Tax and Duty Issues of Buying Shares or Units in an Entity over Assets

In recent times there has become a growing popularity in transacting at the shareholder/unitholder level as opposed to selling the assets themselves. This is becoming the preferred transaction structure for several reasons including:

  • for shares, having no duty consequence in Queensland (unless the company is a landholder) in contrast to dealing with the assets which are still subject to conveyancing rates;
  • not disturbing third party dealings or changing the profile of the trading entity (subject to a review of change of control clauses in key contracts and agreements);
  • the potential to form an income tax consolidated group facilitating the subsequent movement of assets within the group without income tax (or duty, usually); and
  • the generous revenue concessions granted to individuals and trusts from a capital gains tax perspective – with both being able to access the 50% general discount and if applicable, the Small Business CGT Concessions.

The pitfalls can however undermine the initial advantages of no duty or disturbance of third party dealings if they are realised too late. These are outlined below.

1. Landholder and corporate trustee

The concept of a landholder varies from state to state but in Queensland and New South Wales the threshold is $2m and requires an analysis of the current market (not land tax or rateable value) of the property and fixtures. Borderline cases should have valuations to support the conclusions of a client and their adviser.

If a target is a landholder, an associate inclusive acquisition of 50% or more will incur duty at conveyancing rates, notwithstanding that it is a share sale.

In addition, Queensland has a unique regime that attaches duty to shares in corporate trustees for non-fixed trusts that hold Queensland dutiable property. Unless those trusts are family trusts with shares transacted within the family for duty purposes (nothing to do with ‘family trust elections’), conveyancing rates of duty can apply.

While relatively obscure, these issues do come up in estate and succession planning engagements or where advisers get creative with ways to transfer control of non-fixed trusts between arm’s length parties.

2. Pre-CGT assets and interests

Take a share sale for example, while the shares themselves may remain unchanged since September 1985 - if, just before the disposal of the shares, the market value of post-CGT assets in the underlying company is more than 75% of the company’s total value, a portion of those shares (i.e. that reflects, on a reasonable basis, the post-CGT property of the company) will effectively be treated as post-CGT, with some cost base modifications.

A more common issue occurs when there has been a change in the majority “ultimate owners” of pre-CGT interests in pre-CGT entities with pre-CGT assets. Pre-transaction changes in ultimate ownership of the underlying pre-CGT assets (in most cases, those individuals who have direct or indirect ownership interests in the asset owner) will affect the pre-CGT status of the assets in the entity where more than 50% of all ultimately held interests are post CGT interests.

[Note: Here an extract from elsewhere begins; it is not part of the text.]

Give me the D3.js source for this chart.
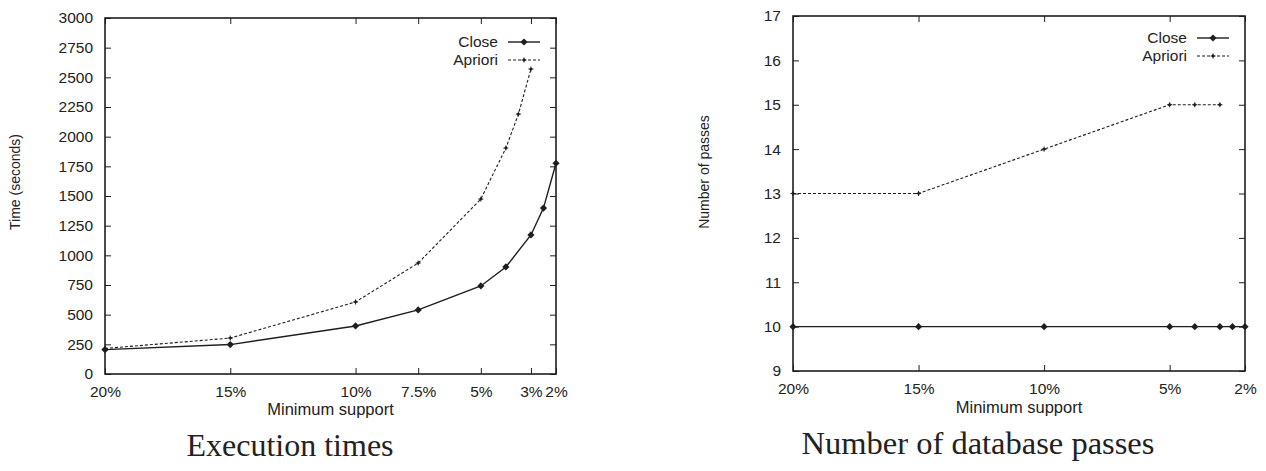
<!DOCTYPE html>
<html>
<head>
<meta charset="utf-8">
<script src="https://cdn.jsdelivr.net/npm/d3@7"></script>
<style>
  html, body { margin: 0; padding: 0; background: #fff; }
  svg { display: block; }
  text { font-family: "Liberation Sans", Arial, sans-serif; fill: #222; }
  .title { font-family: "Liberation Serif", "Times New Roman", serif; }
</style>
</head>
<body>
<svg id="chart" width="1266" height="471"></svg>
<script>
// ---------- data ----------
// Chart 1: Execution times (seconds) vs minimum support (%)
const timeCloseSupport   = [20, 15, 10, 7.5, 5, 4, 3, 2.5, 2];
const timeCloseValues    = [205, 248, 405, 540, 742, 902, 1172, 1398, 1776];
const timeAprioriSupport = [20, 15, 10, 7.5, 5, 4, 3.5, 3];
const timeAprioriValues  = [215, 303, 607, 935, 1474, 1904, 2190, 2570];
const timeXTicks = [20, 15, 10, 7.5, 5, 3, 2];
const timeXTickLabels = ["20%", "15%", "10%", "7.5%", "5%", "3%", "2%"];
const timeYTicks = [0, 250, 500, 750, 1000, 1250, 1500, 1750, 2000, 2250, 2500, 2750, 3000];

// Chart 2: Number of database passes vs minimum support (%)
const passCloseSupport   = [20, 15, 10, 5, 4, 3, 2.5, 2];
const passCloseValues    = [10, 10, 10, 10, 10, 10, 10, 10];
const passAprioriSupport = [20, 15, 10, 5, 4, 3];
const passAprioriValues  = [13, 13, 14, 15, 15, 15];
const passXTicks = [20, 15, 10, 5, 2];
const passXTickLabels = ["20%", "15%", "10%", "5%", "2%"];
const passYTicks = [9, 10, 11, 12, 13, 14, 15, 16, 17];

const seriesNames = ["Close", "Apriori"];
const titles = ["Execution times", "Number of database passes"];
const xLabel = "Minimum support";
const yLabels = ["Time (seconds)", "Number of passes"];

// ---------- drawing ----------
const svg = d3.select("#chart");
const INK = "#1e1e1e";

function drawPanel(cfg) {
  const x = d3.scaleLinear().domain([20, 2]).range([cfg.left, cfg.right]);
  const y = d3.scaleLinear().domain(cfg.yDomain).range([cfg.bottom, cfg.top]);
  const g = svg.append("g");
  const tickLen = 6;

  const xb = d3.axisBottom(x).tickValues(cfg.xTicks)
    .tickFormat((d, i) => cfg.xTickLabels[i]).tickSizeInner(-tickLen).tickSizeOuter(0).tickPadding(12);
  const gxb = g.append("g").attr("transform", `translate(0,${cfg.bottom})`).call(xb);
  const xt = d3.axisTop(x).tickValues(cfg.xTicks).tickFormat("").tickSizeInner(-tickLen).tickSizeOuter(0);
  const gxt = g.append("g").attr("transform", `translate(0,${cfg.top})`).call(xt);
  const yl = d3.axisLeft(y).tickValues(cfg.yTicks).tickFormat(d3.format("d"))
    .tickSizeInner(-tickLen).tickSizeOuter(0).tickPadding(12);
  const gyl = g.append("g").attr("transform", `translate(${cfg.left},0)`).call(yl);
  const yr = d3.axisRight(y).tickValues(cfg.yTicks).tickFormat("").tickSizeInner(-tickLen).tickSizeOuter(0);
  const gyr = g.append("g").attr("transform", `translate(${cfg.right},0)`).call(yr);

  [gxb, gxt, gyl, gyr].forEach(a => {
    a.select(".domain").remove();
    a.selectAll(".tick line").attr("stroke", INK).attr("stroke-width", 1);
    a.selectAll(".tick text").attr("fill", INK).style("font-size", "15.5px")
      .style("font-family", '"Liberation Sans", Arial, sans-serif');
  });
  gxb.selectAll(".tick text").attr("dy", "0.71em");

  g.append("rect").attr("x", cfg.left).attr("y", cfg.top)
    .attr("width", cfg.right - cfg.left).attr("height", cfg.bottom - cfg.top)
    .attr("fill", "none").attr("stroke", INK).attr("stroke-width", 1.6);

  const line = d3.line().x(d => x(d[0])).y(d => y(d[1]));
  const closeData = cfg.closeX.map((v, i) => [v, cfg.closeY[i]]);
  const aprData = cfg.aprX.map((v, i) => [v, cfg.aprY[i]]);

  g.append("path").datum(aprData).attr("d", line).attr("fill", "none")
    .attr("stroke", INK).attr("stroke-width", 1.1).attr("stroke-dasharray", "3,2");
  g.append("path").datum(closeData).attr("d", line).attr("fill", "none")
    .attr("stroke", INK).attr("stroke-width", 1.4);

  function closeMarker(sel) {
    sel.append("path").attr("d", "M0,-3.6L3.6,0L0,3.6L-3.6,0Z").attr("fill", INK);
  }
  function aprMarker(sel) {
    sel.append("path").attr("d", "M-2.5,0H2.5M0,-2.5V2.5").attr("stroke", INK).attr("stroke-width", 1);
    sel.append("circle").attr("r", 1.4).attr("fill", INK);
  }
  g.selectAll(".cm").data(closeData).join("g").attr("class", "cm")
    .attr("transform", d => `translate(${x(d[0])},${y(d[1])})`).call(closeMarker);
  g.selectAll(".am").data(aprData).join("g").attr("class", "am")
    .attr("transform", d => `translate(${x(d[0])},${y(d[1])})`).call(aprMarker);

  const lg = g.append("g");
  const rows = [{name: seriesNames[0], dash: null, m: closeMarker, w: 1.4},
                {name: seriesNames[1], dash: "3,2", m: aprMarker, w: 1.1}];
  rows.forEach((r, i) => {
    const yy = cfg.legY + i * 18;
    lg.append("text").attr("x", cfg.legTextX).attr("y", yy).attr("dy", "0.35em")
      .attr("text-anchor", "end").style("font-size", "15.5px").attr("fill", INK).text(r.name);
    lg.append("line").attr("x1", cfg.legLineX).attr("x2", cfg.legLineX + 32)
      .attr("y1", yy).attr("y2", yy).attr("stroke", INK).attr("stroke-width", r.w)
      .attr("stroke-dasharray", r.dash);
    lg.append("g").attr("transform", `translate(${cfg.legLineX + 16},${yy})`).call(r.m);
  });

  g.append("text").attr("x", (cfg.left + cfg.right) / 2).attr("y", cfg.xLabelY)
    .attr("text-anchor", "middle").style("font-size", "16.5px").attr("fill", INK).text(xLabel);
  g.append("text").attr("transform", `translate(${cfg.yLabelX},${cfg.yLabelY}) rotate(-90)`)
    .attr("text-anchor", "middle").style("font-size", "14px").attr("fill", INK).text(cfg.yLabel);
  g.append("text").attr("class", "title").attr("x", cfg.titleX).attr("y", cfg.titleY)
    .attr("text-anchor", "middle").style("font-size", cfg.titleSize).attr("fill", "#111").text(cfg.title);
}

drawPanel({
  left: 105, right: 556, top: 18, bottom: 374,
  yDomain: [0, 3000], xTicks: timeXTicks, xTickLabels: timeXTickLabels, yTicks: timeYTicks,
  closeX: timeCloseSupport, closeY: timeCloseValues, aprX: timeAprioriSupport, aprY: timeAprioriValues,
  legY: 42, legTextX: 498, legLineX: 508,
  xLabelY: 415, yLabelX: 20, yLabelY: 182, yLabel: yLabels[0],
  title: titles[0], titleX: 290, titleY: 456, titleSize: "32px"
});

drawPanel({
  left: 793, right: 1245, top: 16, bottom: 371,
  yDomain: [9, 17], xTicks: passXTicks, xTickLabels: passXTickLabels, yTicks: passYTicks,
  closeX: passCloseSupport, closeY: passCloseValues, aprX: passAprioriSupport, aprY: passAprioriValues,
  legY: 38, legTextX: 1187, legLineX: 1197,
  xLabelY: 413, yLabelX: 709, yLabelY: 172, yLabel: yLabels[1],
  title: titles[1], titleX: 978, titleY: 454, titleSize: "32.5px"
});
</script>
</body>
</html>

This means that a post-CGT change of more than 50% of those ultimate interests would cause the pre-CGT assets to lose that status without any apportionment. This may be acceptable to the exiting party, but it is not ideal for the remaining party.

3. Carry forward tax losses

A change of ownership of less than 50% can occur in a loss carrying entity and an entity can continue to rely on having the same owners for the purposes of carrying forward tax losses.

If however, the change is 50% or more then the entity can no longer rely on the same owner test and must rely on the same or similar business test (depending on when the losses were incurred) which can be far more challenging to satisfy. Where the target has losses that the purchaser intends to utilise, it clearly warrants considerable upfront attention to ensure that the alternative test can be met.

4. Debit loan accounts

Particularly in the context of a seller looking to apply the small business CGT concessions, what can cause issues with eligibility are non-active debit loans (i.e. money lent into the group that is an asset on the balance sheet but is not a business asset as the lender is not in the business of lending money).

To the extent that the value of such loans is at least 20% of the market value of the active assets of an entity, this can cause the interests in that entity to fail the active asset test, if the loans have been in place at that value for too long. This still catches people out and is an important review point when structuring a transaction from the outset with access to the concessions in mind.

5. Entity elections

One of the hardest pitfalls to rectify pre-transaction is in the context of the many companies (and to a lesser extent unit trusts) that have made (usually incorrectly) interposed entity or family trust elections as part of their involvement in broader groups.

Given that such elections cannot be revoked (except in limited circumstances), these elections often render a sale of underlying shares or units commercially impossible as despite a non-family group member paying market value for the interests, family trust distribution tax would apply to any post acquisition dividend or distribution received by that third party. Consequently, one of the first items of due diligence if contemplating the purchase of shares or units is to seek confirmation that no such elections have been made.

Revenue considerations, while important, should not unnecessarily be a deal breaker when looking at the commercial objectives involved. While most transactions can be structured to manage the perceived pitfalls outlined above (if caught early enough), the devil, as they say, is always in the detail.